The call to the priesthood (and the diaconate and episcopate as well) is not like any other vocation. While I am convinced that God can and does call everyone (if we listen to Him) into that profession by which we can best glorify Him and use the gifts He has given us, ordained clergy have the task of conveying God to the world. There is something very special about that. Clergy are God's gifts to the Church. At the same time, the worst thing clergy can do is to think of themselves as "God's gift to the Church"-if you know what I mean.
Finally, at Nashotah House we are engaged in teaching the craft of being a priest-and all that that entails. Students here are steeped in things that other seminaries simply can't approximate. That is why I often hear bishops say that graduates of Nashotah House are better able to "hit the ground running"-that is, they are better able to take a parish and know what they are doing from the first day than graduates of any other seminary.
VOL: As Nashotah's dean what is your greatest accomplishment? As Nashotah's dean what would you still like to accomplish? When you eventually leave Nashotah, what would you like your legacy to be?
Munday: In addition to our new our Doctor of Ministry program and our Master of Arts degree by distance education-I am very pleased that the enrollment has grown considerably in my eight years as Dean, and that our finances are in better shape. However, we still have much work to do in both these areas of enrollment and finances. A major concern of ours right now is that, in addition to the Episcopal dioceses we have served in the past, Nashotah House will be embraced by newer Anglican constituencies (such as ACNA, AMiA, CANA, etc.) who need the training that Nashotah House is uniquely able to offer.

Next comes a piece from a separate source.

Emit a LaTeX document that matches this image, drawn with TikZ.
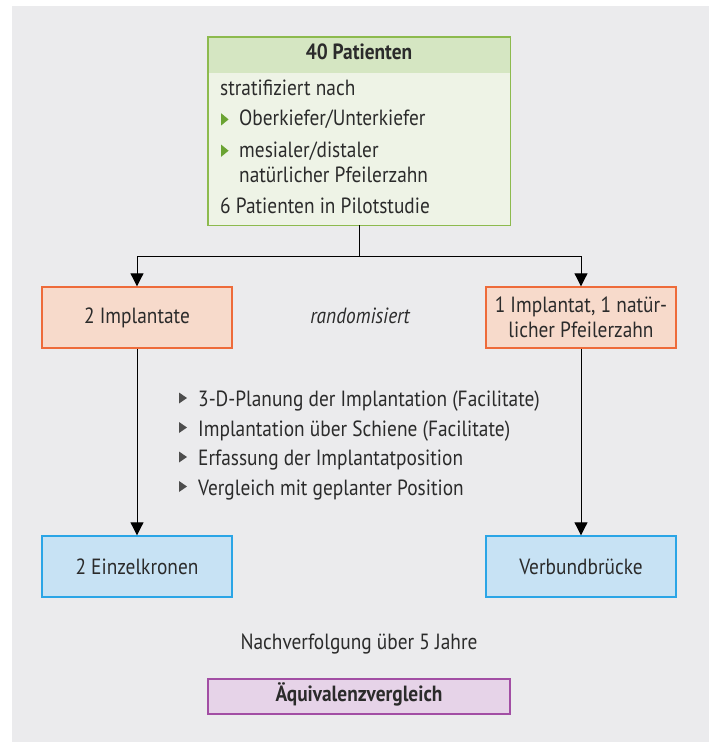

The accomplishment that gives me the most satisfaction, personally, is the quality of the faculty that has come together under my deanship. Nashotah House has an outstanding faculty of professors who are exceptional teachers and who reflect their love for God and for students in what they do. They are uncompromising in their faithfulness and very committed to seeing that what they teach enables our graduates to go out as priests and leaders who can transform congregations.
But, really, both my greatest accomplishment and my legacy are illustrated by something that was pointed out to me recently: We pray for a portion of our alumni, by name, in Chapel every day. We also pray for a portion of our current student body (both residential and distance students) every day. As we came out of Chapel the other day, Dr. Carol Klukas, our Director of Admissions, asked me: "Have you noticed that the list of students and alumni we pray for each day is twice as long as when you began your deanship, and half the names are those who have graduated from Nashotah House in the past eight years?" Frankly, I hadn't thought about it, and it was stunning to realize that it was true.
While we may have added degree programs, seen our enrollment grow, and beautified the campus in various ways, the only legacy I really care about is what God has done in the hearts and minds of those who have studied here under my deanship. Faithful graduates of Nashotah House are having an impact on countless lives and souls of people in the Body of Christ, the Church. That is the only legacy that really matters, because it is the only legacy that lasts for eternity.
VOL: Thank you Dr. Munday
Footnote: Some 15% of the student body of 115 on campus, including graduates and distance learning are women with a number going into the ordained ministry. Nashotah House trains women for the priesthood.